À l’initiative de Philip CORDERY et plusieurs de ses collègues du groupe socialiste, l’Assemblée nationale a :
- ouvert la possibilité d’utiliser les droits acquis au titre du CPF pour la prise en charge d’une formation dans un autre État membre de l’UE, dans le cadre d’une mobilité ou non ;
- autorisé la mobilisation du CPF par les personnes qui sont à la recherche d’un emploi dans un autre État membre de l’UE et qui ne sont pas inscrites auprès de Pôle emploi (possibilité soumise à la conclusion d’une convention entre Pôle emploi et l’organisme en charge du service public de l’emploi dans le pays d’accueil).
2) Créé par la loi du 20 janvier 2014 garantissant l’avenir et la justice du système de retraites, le compte personnel de prévention de la pénibilité (C3P) peut être utilisé pour financer une action de formation professionnelle (conversion de points en heures de formation sur le CPF), un complément de rémunération (réduction de la durée de travail) ou une majoration de durée d’assurance vieillesse.
3) Créé par l’article 21, le compte d’engagement citoyen (CEC) recensera les activités bénévoles et volontaires de son titulaire. Ce dernier demeurera libre d’y faire inscrire ou non les activités effectuées. Les droits accumulés sur ce compte pourront être convertis en heures de formation financées sur le CPF. Ils permettront aussi à leur titulaire d’acquérir des jours de congés destinés à l’exercice d’activités de bénévolat et de volontariat (l’accord de l’employeur sera alors requis).
Il importe de noter que le volontariat international en administration (VIA), le volontariat international en entreprise (VIE), le volontariat de solidarité internationale (VSI) et le service volontaire européen (SVE) figurent parmi les activités permettant d’acquérir des heures de formation.

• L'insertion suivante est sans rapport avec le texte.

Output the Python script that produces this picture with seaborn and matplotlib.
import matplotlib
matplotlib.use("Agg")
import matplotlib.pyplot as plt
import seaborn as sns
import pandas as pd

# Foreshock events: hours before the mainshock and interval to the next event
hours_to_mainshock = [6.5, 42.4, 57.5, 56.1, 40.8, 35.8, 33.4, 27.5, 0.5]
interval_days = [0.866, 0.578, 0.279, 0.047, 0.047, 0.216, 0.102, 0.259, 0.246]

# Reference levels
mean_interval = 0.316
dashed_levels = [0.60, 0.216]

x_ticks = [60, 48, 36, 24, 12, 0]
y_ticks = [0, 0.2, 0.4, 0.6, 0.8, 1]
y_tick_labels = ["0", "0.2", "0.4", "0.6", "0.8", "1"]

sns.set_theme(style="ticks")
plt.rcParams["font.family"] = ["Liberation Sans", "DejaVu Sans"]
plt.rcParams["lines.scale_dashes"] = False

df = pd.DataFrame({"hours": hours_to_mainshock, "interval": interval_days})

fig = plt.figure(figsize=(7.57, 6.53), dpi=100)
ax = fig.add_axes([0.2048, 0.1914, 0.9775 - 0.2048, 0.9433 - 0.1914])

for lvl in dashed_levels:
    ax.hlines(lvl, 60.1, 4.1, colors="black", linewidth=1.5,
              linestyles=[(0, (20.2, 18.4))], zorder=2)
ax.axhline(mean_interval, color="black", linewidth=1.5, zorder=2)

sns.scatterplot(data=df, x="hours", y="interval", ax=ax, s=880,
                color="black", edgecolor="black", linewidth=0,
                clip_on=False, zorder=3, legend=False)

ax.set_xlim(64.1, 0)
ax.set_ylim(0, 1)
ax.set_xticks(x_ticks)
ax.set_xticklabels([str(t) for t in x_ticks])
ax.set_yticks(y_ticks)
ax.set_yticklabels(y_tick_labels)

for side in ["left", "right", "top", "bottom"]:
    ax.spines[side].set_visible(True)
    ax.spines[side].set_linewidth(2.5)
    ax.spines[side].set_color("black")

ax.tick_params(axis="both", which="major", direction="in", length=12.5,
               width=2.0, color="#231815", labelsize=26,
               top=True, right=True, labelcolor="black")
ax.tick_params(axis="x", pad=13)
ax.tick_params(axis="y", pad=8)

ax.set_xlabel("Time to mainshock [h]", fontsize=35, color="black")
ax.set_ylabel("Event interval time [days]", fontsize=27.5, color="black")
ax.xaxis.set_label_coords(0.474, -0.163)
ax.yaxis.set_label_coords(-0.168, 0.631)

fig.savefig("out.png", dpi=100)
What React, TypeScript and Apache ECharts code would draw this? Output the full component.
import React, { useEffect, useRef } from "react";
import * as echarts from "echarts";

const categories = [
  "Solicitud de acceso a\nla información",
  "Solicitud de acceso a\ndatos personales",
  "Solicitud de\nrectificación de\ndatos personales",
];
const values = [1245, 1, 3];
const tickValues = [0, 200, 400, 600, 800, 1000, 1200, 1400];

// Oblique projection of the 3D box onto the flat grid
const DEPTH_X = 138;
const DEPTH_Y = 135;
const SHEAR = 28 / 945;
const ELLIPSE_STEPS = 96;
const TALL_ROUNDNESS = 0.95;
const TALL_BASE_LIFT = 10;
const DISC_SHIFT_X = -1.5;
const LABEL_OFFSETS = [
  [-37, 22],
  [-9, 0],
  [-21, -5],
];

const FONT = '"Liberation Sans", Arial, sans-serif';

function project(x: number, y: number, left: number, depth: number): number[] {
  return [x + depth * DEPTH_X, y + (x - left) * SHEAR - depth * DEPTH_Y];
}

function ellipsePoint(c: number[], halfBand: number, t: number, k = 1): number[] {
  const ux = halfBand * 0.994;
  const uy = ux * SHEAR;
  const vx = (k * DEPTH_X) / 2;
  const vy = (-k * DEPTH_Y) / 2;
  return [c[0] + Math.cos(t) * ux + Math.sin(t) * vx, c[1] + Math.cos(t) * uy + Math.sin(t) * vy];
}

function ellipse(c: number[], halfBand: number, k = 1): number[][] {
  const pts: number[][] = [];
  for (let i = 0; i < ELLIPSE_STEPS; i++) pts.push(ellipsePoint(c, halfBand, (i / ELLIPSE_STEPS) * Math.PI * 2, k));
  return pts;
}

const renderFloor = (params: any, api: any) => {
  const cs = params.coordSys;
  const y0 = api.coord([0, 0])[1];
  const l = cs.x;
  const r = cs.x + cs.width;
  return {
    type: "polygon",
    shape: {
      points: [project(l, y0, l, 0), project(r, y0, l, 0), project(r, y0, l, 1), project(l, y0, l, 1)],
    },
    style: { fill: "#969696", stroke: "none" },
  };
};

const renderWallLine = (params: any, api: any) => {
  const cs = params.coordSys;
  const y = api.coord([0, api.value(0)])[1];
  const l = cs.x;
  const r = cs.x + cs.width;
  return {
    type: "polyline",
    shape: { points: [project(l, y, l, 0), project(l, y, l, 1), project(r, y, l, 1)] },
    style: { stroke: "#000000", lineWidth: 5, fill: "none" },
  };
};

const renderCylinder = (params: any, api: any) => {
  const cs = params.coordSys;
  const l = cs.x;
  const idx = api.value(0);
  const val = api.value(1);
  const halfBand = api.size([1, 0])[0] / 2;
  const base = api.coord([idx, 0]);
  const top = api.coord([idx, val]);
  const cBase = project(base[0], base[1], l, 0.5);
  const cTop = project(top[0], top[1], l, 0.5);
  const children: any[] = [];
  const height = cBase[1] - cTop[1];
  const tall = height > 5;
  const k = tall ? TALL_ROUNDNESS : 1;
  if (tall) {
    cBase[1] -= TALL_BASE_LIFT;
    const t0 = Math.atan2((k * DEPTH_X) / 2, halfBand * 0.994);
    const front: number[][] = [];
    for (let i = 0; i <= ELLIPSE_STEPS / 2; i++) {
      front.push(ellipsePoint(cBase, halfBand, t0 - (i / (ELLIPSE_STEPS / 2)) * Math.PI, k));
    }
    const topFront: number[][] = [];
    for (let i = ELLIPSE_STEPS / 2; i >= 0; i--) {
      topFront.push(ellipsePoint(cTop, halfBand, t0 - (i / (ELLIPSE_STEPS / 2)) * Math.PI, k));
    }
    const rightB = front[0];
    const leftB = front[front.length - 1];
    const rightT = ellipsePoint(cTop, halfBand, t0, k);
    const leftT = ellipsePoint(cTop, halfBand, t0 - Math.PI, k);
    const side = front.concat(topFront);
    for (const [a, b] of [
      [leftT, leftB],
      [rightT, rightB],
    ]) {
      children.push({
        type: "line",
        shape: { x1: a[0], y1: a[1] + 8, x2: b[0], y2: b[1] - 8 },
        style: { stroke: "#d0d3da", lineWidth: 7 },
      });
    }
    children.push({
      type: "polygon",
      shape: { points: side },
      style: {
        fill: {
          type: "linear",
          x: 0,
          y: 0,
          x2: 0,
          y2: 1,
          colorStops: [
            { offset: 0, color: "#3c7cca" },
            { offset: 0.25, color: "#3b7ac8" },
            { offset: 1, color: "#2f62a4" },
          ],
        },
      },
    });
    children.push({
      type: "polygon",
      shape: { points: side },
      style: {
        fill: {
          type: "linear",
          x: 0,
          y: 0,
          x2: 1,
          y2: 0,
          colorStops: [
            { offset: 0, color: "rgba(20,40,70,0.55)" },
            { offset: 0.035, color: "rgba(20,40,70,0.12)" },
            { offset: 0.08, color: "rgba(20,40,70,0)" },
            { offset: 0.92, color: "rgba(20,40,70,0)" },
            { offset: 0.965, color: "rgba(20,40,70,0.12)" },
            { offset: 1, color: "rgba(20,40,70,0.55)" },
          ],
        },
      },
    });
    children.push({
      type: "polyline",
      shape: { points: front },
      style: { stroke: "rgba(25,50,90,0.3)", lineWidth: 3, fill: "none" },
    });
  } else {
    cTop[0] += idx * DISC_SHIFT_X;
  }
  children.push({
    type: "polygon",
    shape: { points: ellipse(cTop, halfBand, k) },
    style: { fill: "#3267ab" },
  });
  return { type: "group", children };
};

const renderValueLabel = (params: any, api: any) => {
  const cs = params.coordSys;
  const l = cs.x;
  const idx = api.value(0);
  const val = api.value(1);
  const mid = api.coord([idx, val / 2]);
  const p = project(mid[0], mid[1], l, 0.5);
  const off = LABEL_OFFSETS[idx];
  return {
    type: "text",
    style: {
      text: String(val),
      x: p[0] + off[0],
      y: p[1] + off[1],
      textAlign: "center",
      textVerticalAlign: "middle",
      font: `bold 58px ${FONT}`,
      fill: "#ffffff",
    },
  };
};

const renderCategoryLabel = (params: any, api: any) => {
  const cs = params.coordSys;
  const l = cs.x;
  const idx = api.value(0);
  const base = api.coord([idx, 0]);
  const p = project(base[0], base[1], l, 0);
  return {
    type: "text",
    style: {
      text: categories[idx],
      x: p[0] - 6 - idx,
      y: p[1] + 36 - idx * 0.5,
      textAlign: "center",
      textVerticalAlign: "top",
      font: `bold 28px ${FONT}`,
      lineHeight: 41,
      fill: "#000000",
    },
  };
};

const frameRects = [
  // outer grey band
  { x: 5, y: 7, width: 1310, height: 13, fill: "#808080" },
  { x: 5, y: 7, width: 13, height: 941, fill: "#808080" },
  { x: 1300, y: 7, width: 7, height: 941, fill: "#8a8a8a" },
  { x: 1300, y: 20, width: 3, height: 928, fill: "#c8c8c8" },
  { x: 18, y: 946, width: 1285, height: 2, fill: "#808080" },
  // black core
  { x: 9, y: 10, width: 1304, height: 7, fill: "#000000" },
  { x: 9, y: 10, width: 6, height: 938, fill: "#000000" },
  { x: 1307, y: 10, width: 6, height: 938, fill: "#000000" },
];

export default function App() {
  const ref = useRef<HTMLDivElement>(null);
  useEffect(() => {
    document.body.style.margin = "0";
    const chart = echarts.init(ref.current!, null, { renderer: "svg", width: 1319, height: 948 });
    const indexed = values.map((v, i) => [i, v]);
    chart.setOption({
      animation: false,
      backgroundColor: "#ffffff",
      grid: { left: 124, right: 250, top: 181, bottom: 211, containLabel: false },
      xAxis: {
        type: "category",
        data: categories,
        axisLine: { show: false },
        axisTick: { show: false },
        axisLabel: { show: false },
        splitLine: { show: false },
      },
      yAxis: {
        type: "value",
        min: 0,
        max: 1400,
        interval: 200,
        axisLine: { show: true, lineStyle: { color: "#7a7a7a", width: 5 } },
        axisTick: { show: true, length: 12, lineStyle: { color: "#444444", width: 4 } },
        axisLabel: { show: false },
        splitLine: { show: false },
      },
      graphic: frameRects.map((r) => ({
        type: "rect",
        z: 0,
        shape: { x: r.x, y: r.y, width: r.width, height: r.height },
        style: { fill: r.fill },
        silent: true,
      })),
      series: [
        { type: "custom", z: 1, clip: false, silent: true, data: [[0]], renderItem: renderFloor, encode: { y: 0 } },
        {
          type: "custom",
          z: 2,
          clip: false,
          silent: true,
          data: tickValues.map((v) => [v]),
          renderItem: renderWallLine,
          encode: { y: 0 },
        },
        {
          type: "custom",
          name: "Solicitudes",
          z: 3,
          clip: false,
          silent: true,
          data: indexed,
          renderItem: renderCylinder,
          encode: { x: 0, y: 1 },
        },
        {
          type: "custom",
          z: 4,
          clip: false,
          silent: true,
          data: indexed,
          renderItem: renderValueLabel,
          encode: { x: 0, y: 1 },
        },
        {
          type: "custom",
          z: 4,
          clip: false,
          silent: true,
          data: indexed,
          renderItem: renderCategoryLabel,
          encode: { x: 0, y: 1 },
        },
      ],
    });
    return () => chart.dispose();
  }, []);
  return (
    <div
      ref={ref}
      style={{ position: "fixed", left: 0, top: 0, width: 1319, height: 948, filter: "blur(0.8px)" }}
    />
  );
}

Un décret définira, pour chacune des activités, la durée nécessaire à l’acquisition de 20 heures inscrites sur le CPF. L’alimentation du compte sera plafonnée à 60 heures. Les heures de formation seront financées par des institutions distinctes selon l’activité concernée (État, commune, etc.).
Afin de rendre facilement accessible et lisible l’ensemble des droits et dispositifs utiles à la sécurisation des parcours professionnels, l’article 21 prévoit la mise en place d’un système d’information du CPA, qui comprendra, d’une part, un service en ligne gratuit permettant à chaque titulaire de connaître et d’utiliser ses droits et, d’autre part, une plateforme de services en ligne (information sur les droits sociaux; simulateur des droits; services utiles à la sécurisation des parcours professionnels; consultation des bulletins de paie dématérialisés).